A Vessel Monitoring System (VMS) relates to fisheries management systems.  It allows environmental and fisheries regulatory organizations to monitor to time, position, course and speed of fishing vessels.  There are also programmes to record the catch.  The VMS is used to monitor fishing vessels in a Nation's Territorial Waters and its Exclusive Economic Zone (EEZ) which extend a maximum of 200 nautical miles from a Nation's coastline.  For Nations whose coastlines are closer than 2000 miles an agreed distance usually at mid-point is mutually agreed to under International Treaty.

Chart with area status marked
VMS uses different technologies and handles commercially sensitive information discreetly.  It is therefore different from the Automatic Identification System (AIS) and Vessel Traffic Service (VTS) although VMS may assist vessels with safety of navigation, hazardous material spills and search and rescue.

VMS is used to monitor the movement of fishing vessels with a Permit to fish in restricted areas.  A vessel may transit through a Restricted Area without fishing or may not be allowed in the area at all. 


The vessel may or may not report its catch however under European Union (EU) fishing rules the vessel is required to report the following data:
  • Catch on Entry
  • Weekly catch
  • Transshipments
  • Port of Landing
  • Catch on Exit
Expansion of the system in the EU will automate collection of catch data, and exchange data between EU Nations.  Programmes are available to track days at sea (DAS) for a given vessel and the total cumlative catch for a given fishery.

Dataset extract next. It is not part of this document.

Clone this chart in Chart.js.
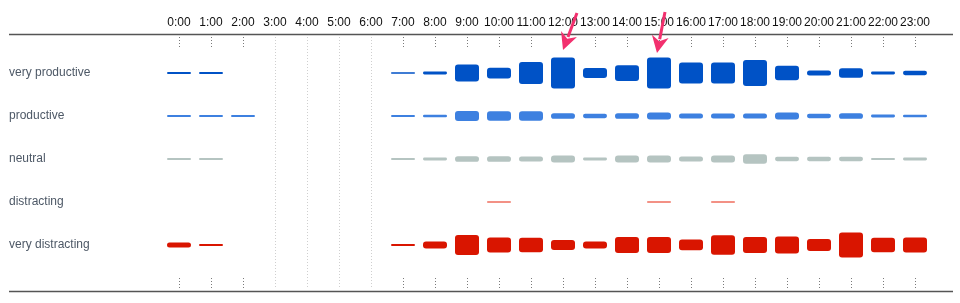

Clearly the VMS is the technology used by fisheries enforcement in addition to boardings and inspections at sea.  In this VMS, AIS and VTS are all used controlled from a Fisheries Management Centre (FMC).   In the EU the National FMC's work in partnership exchanging data to develop the overall fisheries status.


Good Watch.

Please remember the 800 of our fellow seafarers held captive by pirates off the Coast of Somalia.  Also on the Coast of West Africa pirates attacks are occuring with increasing frequency.